The Scotsman was sidelined during the left-wing leadership of Starmer’s predecessor Corbyn, but was handed the role of chief secretary to the Treasury in 2021, where he became a key advocate of — and the man who enforced — fiscal discipline within Labour.

Thanks to the Labour rulebook, Angela Rayner has an automatic spot at the top table | Christopher Furlong/Getty Images

In his election coordination role, McFadden will work across Labour’s frontbench team to set its strategy for fighting the election and ensure message discipline. His other job will see him become closely involved with the planning for how Labour will actually implement its policy plans if it does win that election.

Angela Rayner: Thanks to the Labour rulebook, the elected deputy leader of the party has an automatic spot at the top table — something Starmer discovered to his chagrin in a previous botched reshuffle.

Trade unionist firebrand Rayner, seen as being on the party’s left, has often clashed with the technocratic Starmer, who has pursued efforts to drive the party toward the fabled political center-ground.

But despite their differences, Starmer opted not to try and clip his deputy’s wings on this occasion. He instead moved her into the important levelling-up and housing brief, while naming her “shadow deputy prime minister” — the first-ever confirmation that Rayner would serve as Starmer’s official number two in any Labour government.

The boost for Rayner reflects her important link with the party’s grassroots membership and its trades union backers.

The losers

Lisa Nandy: The 2020 Labour leadership election significantly raised the profile of third-placed Nandy, seen as a strong communicator with a clear sense of how Labour lost support in its traditional heartlands. She was promptly given the senior job of shadow foreign secretary by the victorious Starmer.

Nandy was later moved to become shadow levelling-up secretary, a still senior gig with responsibility for setting Labour’s local government and housing policy – an area on which she’s written extensively.

But after a summer of rumors and briefings that suggested Starmer’s one-time rival might be sacked, she was on Monday moved again — downwards. Nandy will now serve as Labour’s shadow cabinet minister for international development, a post that does not even have a government ministry to shadow since the Conservatives merged it with the Foreign Office in 2020.

As a key figure on the soft left — which in recent Labour history has at times straddled the divide between the party’s centrists and the Corbynite left — Nandy was seen as a possible future leader, something that may have worried those close to Starmer.
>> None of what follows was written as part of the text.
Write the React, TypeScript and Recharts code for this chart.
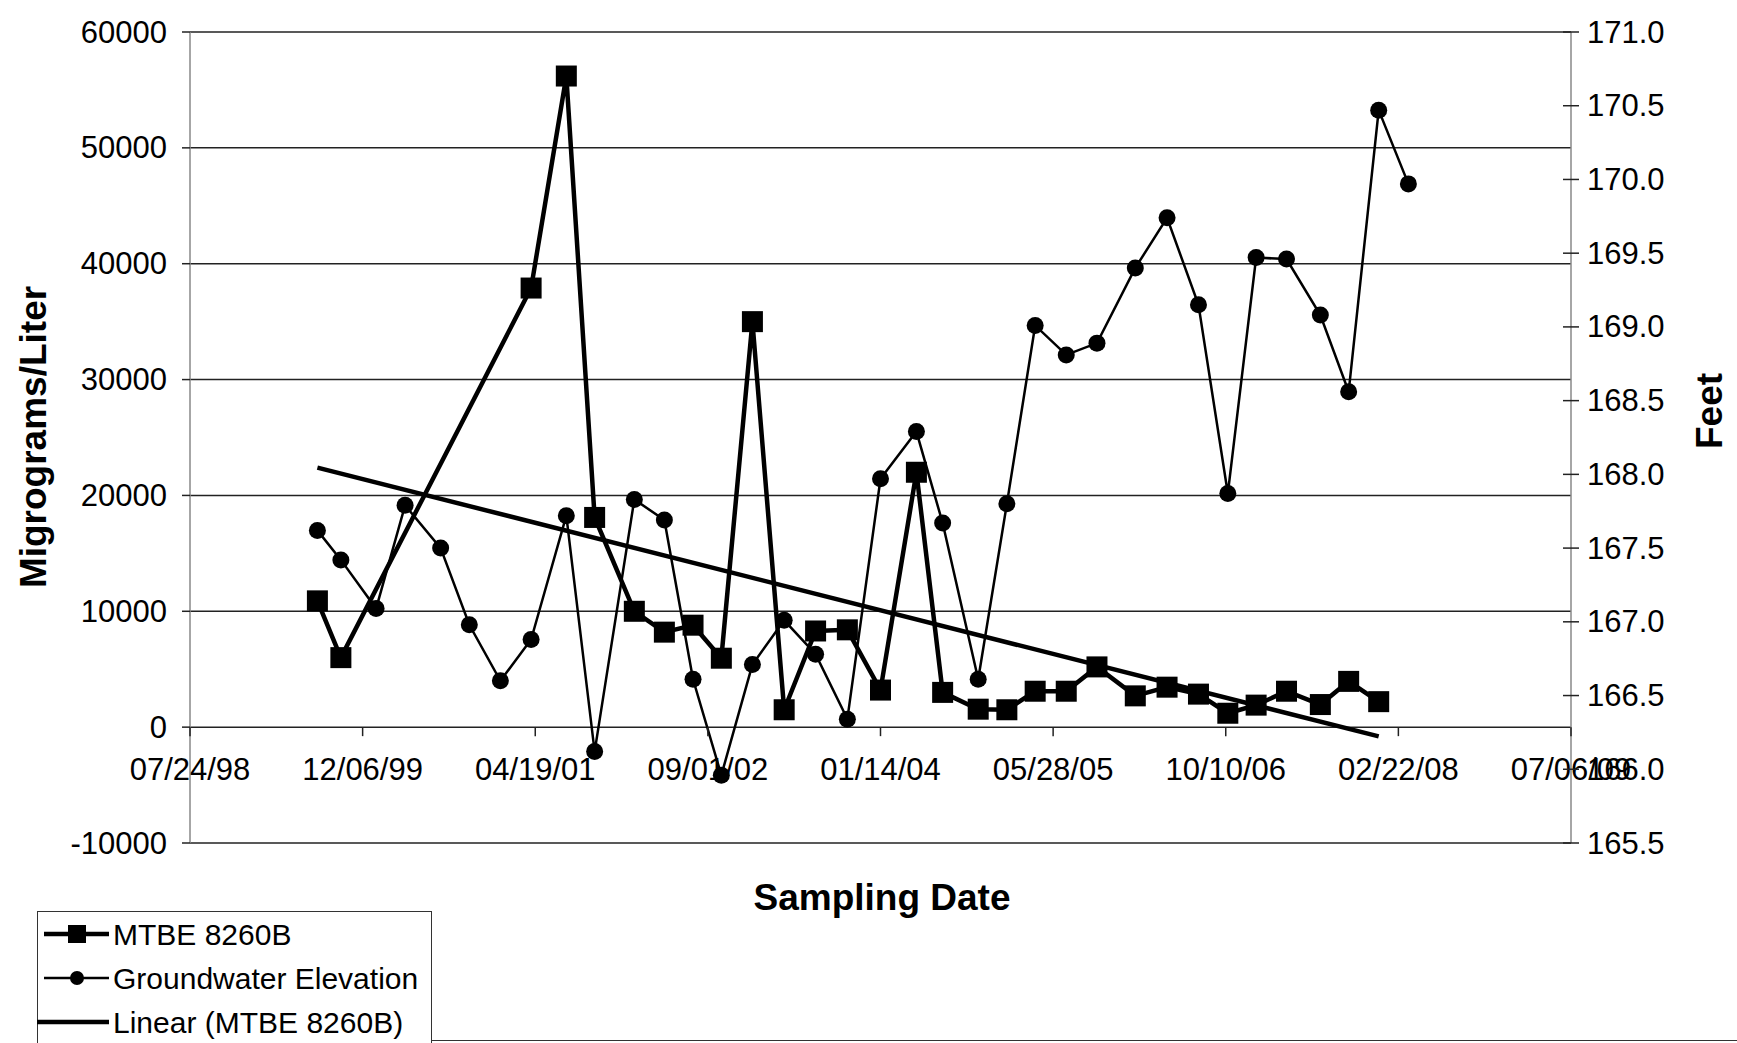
import React from "react";
import { LineChart, Line, XAxis, YAxis, CartesianGrid } from "recharts";

const W = 1737;
const H = 1043;
const PLOT_L = 190;
const PLOT_R = 1571;
const PLOT_T = 32;
const PLOT_B = 843;
const FONT = '"Liberation Sans", Arial, sans-serif';

// sampling dates (MM/DD/YY)
const mtbeDates = [
  "07/28/99", "10/04/99", "04/07/01", "07/18/01", "10/08/01", "01/31/02",
  "04/28/02", "07/20/02", "10/10/02", "01/08/03", "04/10/03", "07/10/03",
  "10/10/03", "01/14/04", "04/27/04", "07/12/04", "10/23/04", "01/14/05",
  "04/06/05", "07/05/05", "10/02/05", "01/21/06", "04/23/06", "07/23/06",
  "10/16/06", "01/06/07", "04/04/07", "07/11/07", "10/01/07", "12/27/07",
];
const mtbeValues = [
  10900, 6000, 37900, 56200, 18100, 10000, 8200, 8800, 5950, 35000, 1500,
  8300, 8400, 3200, 22000, 3000, 1550, 1500, 3100, 3100, 5200, 2700, 3450,
  2850, 1200, 1900, 3100, 1950, 3950, 2200,
];

const gwDates = [
  "07/28/99", "10/04/99", "01/14/00", "04/07/00", "07/19/00", "10/10/00",
  "01/08/01", "04/07/01", "07/18/01", "10/08/01", "01/31/02", "04/28/02",
  "07/20/02", "10/10/02", "01/08/03", "04/10/03", "07/10/03", "10/10/03",
  "01/14/04", "04/27/04", "07/12/04", "10/23/04", "01/14/05", "04/06/05",
  "07/05/05", "10/02/05", "01/21/06", "04/23/06", "07/23/06", "10/16/06",
  "01/06/07", "04/04/07", "07/11/07", "10/01/07", "12/27/07", "03/22/08",
];
const gwValues = [
  167.62, 167.42, 167.09, 167.79, 167.5, 166.98, 166.6, 166.88, 167.72,
  166.12, 167.83, 167.69, 166.61, 165.96, 166.71, 167.01, 166.78, 166.34,
  167.97, 168.29, 167.67, 166.61, 167.8, 169.01, 168.81, 168.89, 169.4,
  169.74, 169.15, 167.87, 169.47, 169.46, 169.08, 168.56, 170.47, 169.97,
];

// linear trend of MTBE, read at its two ends
const trendDates = ["07/28/99", "12/27/07"];
const trendValues = [22400, -800];

const xTickLabels = [
  "07/24/98", "12/06/99", "04/19/01", "09/01/02", "01/14/04",
  "05/28/05", "10/10/06", "02/22/08", "07/06/09",
];
const mgTicks = [-10000, 0, 10000, 20000, 30000, 40000, 50000, 60000];
const feetTicks = [
  165.5, 166.0, 166.5, 167.0, 167.5, 168.0, 168.5, 169.0, 169.5, 170.0,
  170.5, 171.0,
];

const toDay = (s: string) => {
  const [m, d, y] = s.split("/").map(Number);
  const yy = y < 50 ? 2000 + y : 1900 + y;
  return Date.UTC(yy, m - 1, d) / 86400000;
};
const pad = (n: number) => (n < 10 ? "0" + n : "" + n);
const fmtDay = (day: number) => {
  const dt = new Date(Math.round(day) * 86400000);
  return `${pad(dt.getUTCMonth() + 1)}/${pad(dt.getUTCDate())}/${pad(dt.getUTCFullYear() % 100)}`;
};

const mtbeRows = mtbeDates.map((d, i) => ({ t: toDay(d), v: mtbeValues[i] }));
const gwRows = gwDates.map((d, i) => ({ t: toDay(d), v: gwValues[i] }));
const trendRows = trendDates.map((d, i) => ({ t: toDay(d), v: trendValues[i] }));
const xTicks = xTickLabels.map(toDay);

const ZERO_Y = PLOT_T + ((PLOT_B - PLOT_T) * 60000) / 70000;
const TICK_FS = 31;

const XTick = (p: any) => (
  <g>
    <line x1={p.x} x2={p.x} y1={ZERO_Y} y2={ZERO_Y + 9} stroke="#222" strokeWidth={1.5} />
    <text x={p.x} y={ZERO_Y + 42} textAnchor="middle" dominantBaseline="central"
      fontSize={TICK_FS} fontFamily={FONT} fill="#000">
      {fmtDay(p.payload.value)}
    </text>
  </g>
);

const MgTick = (p: any) => (
  <g>
    <line x1={PLOT_L - 8} x2={PLOT_L} y1={p.y} y2={p.y} stroke="#222" strokeWidth={1.5} />
    <text x={PLOT_L - 23} y={p.y} textAnchor="end" dominantBaseline="central"
      fontSize={TICK_FS} fontFamily={FONT} fill="#000">
      {p.payload.value}
    </text>
  </g>
);

const FeetTick = (p: any) => (
  <g>
    <line x1={PLOT_R - 8} x2={PLOT_R + 8} y1={p.y} y2={p.y} stroke="#222" strokeWidth={1.5} />
    <text x={PLOT_R + 16} y={p.y} textAnchor="start" dominantBaseline="central"
      fontSize={TICK_FS} fontFamily={FONT} fill="#000">
      {Number(p.payload.value).toFixed(1)}
    </text>
  </g>
);

const title = (txt: string, x: number, y: number, rotate: boolean) => (
  <text x={x} y={y} textAnchor="middle" dominantBaseline="central"
    transform={rotate ? `rotate(-90, ${x}, ${y})` : undefined}
    fontSize={37} fontWeight="bold" fontFamily={FONT} fill="#000">
    {txt}
  </text>
);

const square = (p: any) =>
  p.cx == null ? null : (
    <rect key={"s" + p.index} x={p.cx - 10.5} y={p.cy - 10.5} width={21} height={21} fill="#000" />
  );
const circle = (p: any) =>
  p.cx == null ? null : <circle key={"c" + p.index} cx={p.cx} cy={p.cy} r={8.5} fill="#000" />;

const legendItems = [
  { name: "MTBE 8260B", kind: "square" },
  { name: "Groundwater Elevation", kind: "circle" },
  { name: "Linear (MTBE 8260B)", kind: "line" },
];

export default function App() {
  return (
    <div style={{ position: "absolute", left: 0, top: 0, width: W, height: H, overflow: "hidden", background: "#fff" }}>
      <LineChart width={W} height={H} margin={{ top: PLOT_T, right: 10, left: 20, bottom: H - PLOT_B - 60 }}>
        <CartesianGrid yAxisId="left" vertical={false} stroke="#222" strokeWidth={1.5} />
        <XAxis dataKey="t" type="number" domain={[xTicks[0], xTicks[xTicks.length - 1]]}
          ticks={xTicks} interval={0} allowDataOverflow height={60}
          tick={<XTick />} tickLine={false} axisLine={false} tickSize={0} tickMargin={0}
          label={{ content: () => title("Sampling Date", 882, 897, false) }} />
        <YAxis yAxisId="left" domain={[-10000, 60000]} ticks={mgTicks} interval={0}
          allowDataOverflow width={170} tick={<MgTick />} tickLine={false}
          axisLine={{ stroke: "#888", strokeWidth: 1.5 }}
          label={{ content: () => title("Migrograms/Liter", 33, 437, true) }} />
        <YAxis yAxisId="right" orientation="right" domain={[165.5, 171]} ticks={feetTicks}
          interval={0} allowDataOverflow width={W - PLOT_R - 10} tick={<FeetTick />}
          tickLine={false} axisLine={{ stroke: "#888", strokeWidth: 1.5 }}
          label={{ content: () => title("Feet", 1709, 411, true) }} />
        <Line data={trendRows} dataKey="v" yAxisId="left" type="linear" stroke="#000"
          strokeWidth={4.5} dot={false} isAnimationActive={false} />
        <Line data={gwRows} dataKey="v" yAxisId="right" type="linear" stroke="#000"
          strokeWidth={2.5} dot={circle} isAnimationActive={false} />
        <Line data={mtbeRows} dataKey="v" yAxisId="left" type="linear" stroke="#000"
          strokeWidth={4.5} dot={square} isAnimationActive={false} />
      </LineChart>

      <div style={{ position: "absolute", left: 37, top: 911, width: 395, height: 150,
        border: "1.5px solid #333", boxSizing: "border-box", background: "#fff" }}>
        <svg width={395} height={150} style={{ position: "absolute", left: -1.5, top: -1.5 }}>
          {legendItems.map((it, i) => {
            const cy = 23 + i * 44;
            return (
              <g key={it.name}>
                <line x1={it.kind === "line" ? 0 : 7} x2={72} y1={cy} y2={cy} stroke="#000"
                  strokeWidth={it.kind === "circle" ? 2.5 : 4.5} />
                {it.kind === "square" && <rect x={31} y={cy - 9} width={18} height={18} fill="#000" />}
                {it.kind === "circle" && <circle cx={40} cy={cy} r={7} fill="#000" />}
                <text x={76} y={cy} dominantBaseline="central" fontSize={30} fontFamily={FONT} fill="#000">
                  {it.name}
                </text>
              </g>
            );
          })}
        </svg>
      </div>
      <div style={{ position: "absolute", left: 432, top: 1040, width: W - 432, height: 0,
        borderTop: "1.5px solid #333" }} />
    </div>
  );
}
The cast of 2020: Nandy wasn’t the only soft left figure given an effective demotion in Monday’s reshuffle.

Starmer’s first shadow Cabinet when he became leader was a feast of soft lefties, featuring rising stars Anneliese Dodds, Nandy and Nick Thomas-Symonds in the three most senior shadow roles. Dodds was the first to move, but now Nandy and Thomas-Symonds have both been shuffled downwards. Thomas-Symonds was demoted Monday from the trade brief into a cabinet office role.

An attempt to effectively demote Shadow Mental Health Minister Rosena Allin-Khan by downgrading her post from a full shade cabinet position also failed, with Allin-Khan instead opting to quit.

Lisa Nandy is seen as a strong communicator with a clear sense of how Labour lost support in its traditional heartlands | Hollie Adams/Getty Images

The promotion of the Blairite Liz Kendall to the work and pensions brief also sees shadow cabinet survivor Jon Ashworth — one of the few to keep his job after Starmer succeeded Corbyn — move into the less senior role of shadow paymaster general.

Starmer’s new shadow cabinet is barely recognizable from the one he appointed three years ago.

Jeremy Corbyn: When Starmer became Labour leader in 2020, he gave some shadow ministerial roles to a small band of Corbyn allies. With the possible exception of Rayner, all of those are now gone — and increasingly in their place are the politicians that many of Labour’s arch-leftwingers had grown to mistrust.

An elevation to Shadow Northern Ireland Secretary for Hilary Benn is likely to particularly exercise Labour’s vanquished Corbynites, given Benn was sacked by Corbyn for perceived disloyalty back in 2016. That sacking triggered an ultimately fruitless attempt by centrist Labour MPs to remove Corbyn from his position.

Promotions for Blairites who did not take frontbench positions under Corbyn will only increase the left’s ire.